I'll think about this. Probably I'll implement your proposal if I
have time for this. Now I am going to
1. Speed up pipeline hazard recognizer when many automata are used.
Now the speed of the recognizer is proportional to the number of
automata even if big part of the automata are not used. It is
neccessary for targets with many subtargets (e.g. MIPS) where
different automata are used for different subtargets.

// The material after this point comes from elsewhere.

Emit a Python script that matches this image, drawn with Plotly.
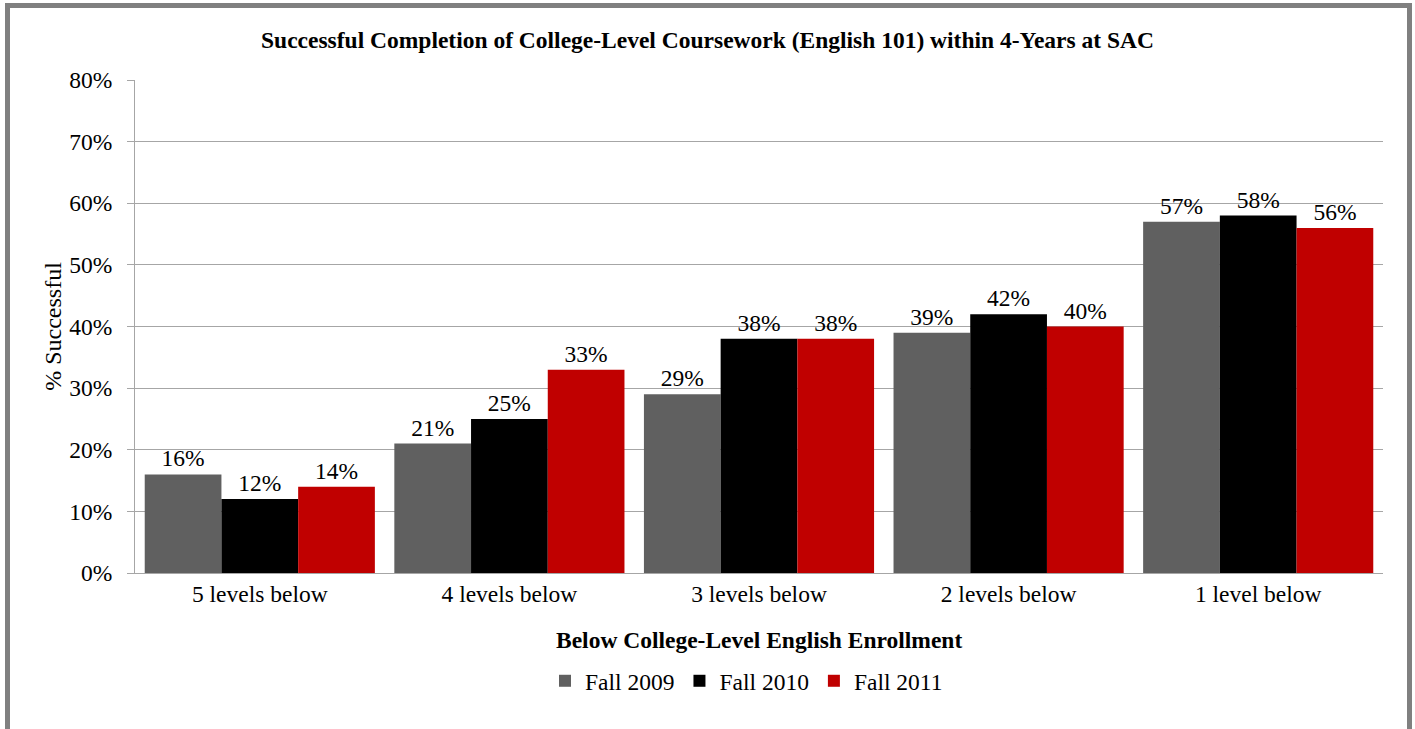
import plotly.graph_objects as go

categories = ["5 levels below", "4 levels below", "3 levels below", "2 levels below", "1 level below"]
series_names = ["Fall 2009", "Fall 2010", "Fall 2011"]
fall_2009 = [16, 21, 29, 39, 57]
fall_2010 = [12, 25, 38, 42, 58]
fall_2011 = [14, 33, 38, 40, 56]
colors = ["#606060", "#000000", "#c00000"]

W, H = 1415, 729
L, R, T, B = 135, 32, 80, 156
ph = H - T - B
FS = 23.5

fig = go.Figure()
for name, vals, col in zip(series_names, [fall_2009, fall_2010, fall_2011], colors):
    fig.add_trace(go.Bar(
        x=categories, y=vals, name=name,
        marker=dict(color=col, line=dict(width=0)),
        texttemplate="%{y}", textposition="outside",
        textfont=dict(family="Liberation Serif", size=FS, color="#000000"),
        cliponaxis=False,
    ))

fig.update_layout(
    width=W, height=H,
    margin=dict(l=L, r=R, t=T, b=B),
    barmode="group", bargap=0.078, bargroupgap=0,
    paper_bgcolor="white", plot_bgcolor="white",
    font=dict(family="Liberation Serif", size=FS, color="#000000"),
    title=dict(text="<b>Successful Completion of College-Level Coursework (English 101) within 4-Years at SAC</b>",
               x=0.5, xanchor="center", y=1 - 40 / H, yanchor="middle",
               font=dict(family="Liberation Serif", size=FS, color="#000000")),
    showlegend=True,
    legend=dict(orientation="h", x=0.49, xanchor="center", y=(T + ph - 681) / ph, yanchor="middle",
                font=dict(family="Liberation Serif", size=FS), itemwidth=30, traceorder="normal"),
    yaxis=dict(range=[0, 80], dtick=10, ticksuffix="%", showgrid=True, gridcolor="#a6a6a6", gridwidth=1,
               showline=True, linecolor="#a6a6a6", linewidth=1, ticks="outside", ticklen=7, tickcolor="#a6a6a6",
               ticklabelstandoff=10, zeroline=False,
               title=dict(text="% Successful", standoff=0, font=dict(family="Liberation Serif", size=24))),
    xaxis=dict(showline=True, linecolor="#a6a6a6", linewidth=1, ticks="", showgrid=False,
               tickfont=dict(family="Liberation Serif", size=FS)),
    annotations=[dict(text="<b>Below College-Level English Enrollment</b>", xref="paper", yref="paper",
                      x=0.5, y=(T + ph - 640) / ph, xanchor="center", yanchor="middle", showarrow=False,
                      font=dict(family="Liberation Serif", size=FS))],
    shapes=[dict(type="rect", xref="paper", yref="paper",
                 x0=(7.5 - L) / (W - L - R), x1=(1409.5 - L) / (W - L - R),
                 y0=(T + ph - 745) / ph, y1=(T + ph - 5.5) / ph,
                 line=dict(color="#808080", width=5), fillcolor="rgba(0,0,0,0)", layer="below")],
)

fig.write_html("out.html", config={"displayModeBar": False},
               post_script="document.body.style.margin='0px';document.body.style.overflow='hidden';")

2. Implement generation of unions of automata states which is
necessary to more accurate insn scheduling and software pipelining
in joint CFG points.
> Last problem are the latencies. On Athlon, the usual operation has
> latency of 1, the load latency of 3. In order for instruction to
> start executing, the operands don't need to be ready. It can be
> decoded anytime and then for instance memory loads can start as soon
> as address is ready, so the other argument needed for execution can
> still be in computation.
> So in order to define this, I probably need to have one
> define_insn_reservation for each possible latency (in case there is no
> load/nor store, there is load and there is load and store) and I also
> need the define_bypass for each instruction to avoid the load latency,
> or is there better way to define?
I'd use one define reservation and several bypasses for different
latencies with all the rest insns. The bypasses should have guards
(functions which decides that the bypass is valid for the insn pairs).
I feel that we need more flexible mechanism for this case. I'll
think about it.
Thanks for your proposals and feedback.